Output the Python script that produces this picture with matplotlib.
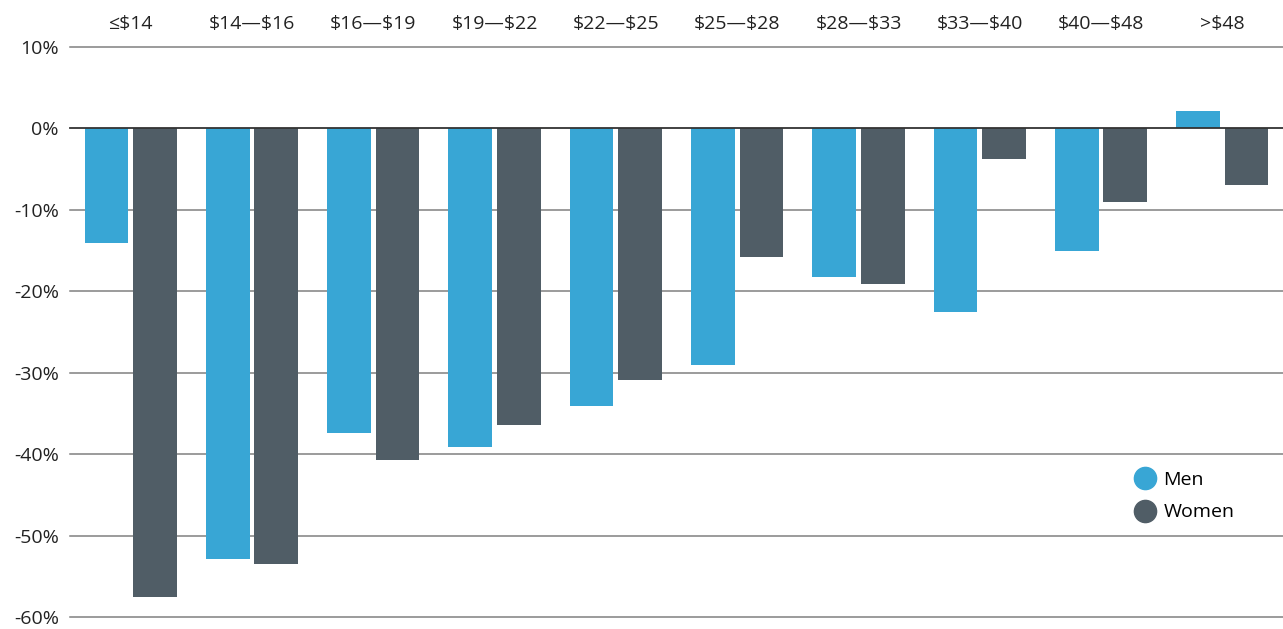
import matplotlib
matplotlib.use("Agg")
import matplotlib.pyplot as plt
from matplotlib.lines import Line2D
import numpy as np

categories = ["≤$14", "$14—$16", "$16—$19", "$19—$22", "$22—$25",
              "$25—$28", "$28—$33", "$33—$40", "$40—$48", ">$48"]
men = [-14.1, -52.9, -37.4, -39.1, -34.1, -29.0, -18.2, -22.6, -15.0, 2.1]
women = [-57.5, -53.5, -40.7, -36.4, -30.9, -15.8, -19.1, -3.7, -9.0, -6.9]
yticks = [10, 0, -10, -20, -30, -40, -50, -60]
ytick_labels = ["10%", "0%", "-10%", "-20%", "-30%", "-40%", "-50%", "-60%"]

men_color = "#38A6D5"
women_color = "#505D66"

plt.rcParams['font.family'] = ['Open Sans', 'DejaVu Sans']
plt.rcParams['text.parse_math'] = False

fig = plt.figure(figsize=(12.83, 6.29), dpi=100)
ax = fig.add_axes([70/1283, 12/629, 1 - 70/1283, 570/629])

x = np.arange(len(categories))
w = 0.36
off = 0.2
ax.bar(x - off, men, width=w, color=men_color, zorder=3)
ax.bar(x + off, women, width=w, color=women_color, zorder=3)

ax.set_xlim(-0.5, len(categories) - 0.5)
ax.set_ylim(-60, 10)

for t in yticks:
    if t == 0:
        ax.axhline(t, color="#333333", lw=1.3, zorder=4, clip_on=False)
    else:
        ax.axhline(t, color="#808080", lw=1.1, zorder=1, clip_on=False)

ax.set_yticks(yticks)
ax.set_yticklabels(ytick_labels, fontsize=14, color="#222222")
ax.tick_params(axis="y", length=0, pad=8)

ax.xaxis.tick_top()
ax.set_xticks(x)
ax.set_xticklabels(categories, fontsize=14, color="#222222")
ax.tick_params(axis="x", length=0, pad=10)

for s in ax.spines.values():
    s.set_visible(False)

handles = [Line2D([], [], marker="o", linestyle="none", markersize=16,
                  markerfacecolor=men_color, markeredgecolor=men_color, label="Men"),
           Line2D([], [], marker="o", linestyle="none", markersize=16,
                  markerfacecolor=women_color, markeredgecolor=women_color, label="Women")]
ax.legend(handles=handles, loc="center left", bbox_to_anchor=(0.862, 0.212),
          frameon=False, fontsize=14, handletextpad=0.35, labelspacing=0.75,
          handlelength=1.2)

fig.savefig("out.png", dpi=100)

★ ★ ★ ★ ★

REQUIREMENTS: Reproduce every line precisely as given, omitting all pictures.

RESULT FOR THIS TASK:
Output the Python script that produces this picture with matplotlib.
import matplotlib
matplotlib.use("Agg")
import matplotlib.pyplot as plt
from matplotlib.lines import Line2D
import numpy as np

categories = ["≤$14", "$14—$16", "$16—$19", "$19—$22", "$22—$25",
              "$25—$28", "$28—$33", "$33—$40", "$40—$48", ">$48"]
men = [-14.1, -52.9, -37.4, -39.1, -34.1, -29.0, -18.2, -22.6, -15.0, 2.1]
women = [-57.5, -53.5, -40.7, -36.4, -30.9, -15.8, -19.1, -3.7, -9.0, -6.9]
yticks = [10, 0, -10, -20, -30, -40, -50, -60]
ytick_labels = ["10%", "0%", "-10%", "-20%", "-30%", "-40%", "-50%", "-60%"]

men_color = "#38A6D5"
women_color = "#505D66"

plt.rcParams['font.family'] = ['Open Sans', 'DejaVu Sans']
plt.rcParams['text.parse_math'] = False

fig = plt.figure(figsize=(12.83, 6.29), dpi=100)
ax = fig.add_axes([70/1283, 12/629, 1 - 70/1283, 570/629])

x = np.arange(len(categories))
w = 0.36
off = 0.2
ax.bar(x - off, men, width=w, color=men_color, zorder=3)
ax.bar(x + off, women, width=w, color=women_color, zorder=3)

ax.set_xlim(-0.5, len(categories) - 0.5)
ax.set_ylim(-60, 10)

for t in yticks:
    if t == 0:
        ax.axhline(t, color="#333333", lw=1.3, zorder=4, clip_on=False)
    else:
        ax.axhline(t, color="#808080", lw=1.1, zorder=1, clip_on=False)

ax.set_yticks(yticks)
ax.set_yticklabels(ytick_labels, fontsize=14, color="#222222")
ax.tick_params(axis="y", length=0, pad=8)

ax.xaxis.tick_top()
ax.set_xticks(x)
ax.set_xticklabels(categories, fontsize=14, color="#222222")
ax.tick_params(axis="x", length=0, pad=10)

for s in ax.spines.values():
    s.set_visible(False)

handles = [Line2D([], [], marker="o", linestyle="none", markersize=16,
                  markerfacecolor=men_color, markeredgecolor=men_color, label="Men"),
           Line2D([], [], marker="o", linestyle="none", markersize=16,
                  markerfacecolor=women_color, markeredgecolor=women_color, label="Women")]
ax.legend(handles=handles, loc="center left", bbox_to_anchor=(0.862, 0.212),
          frameon=False, fontsize=14, handletextpad=0.35, labelspacing=0.75,
          handlelength=1.2)

fig.savefig("out.png", dpi=100)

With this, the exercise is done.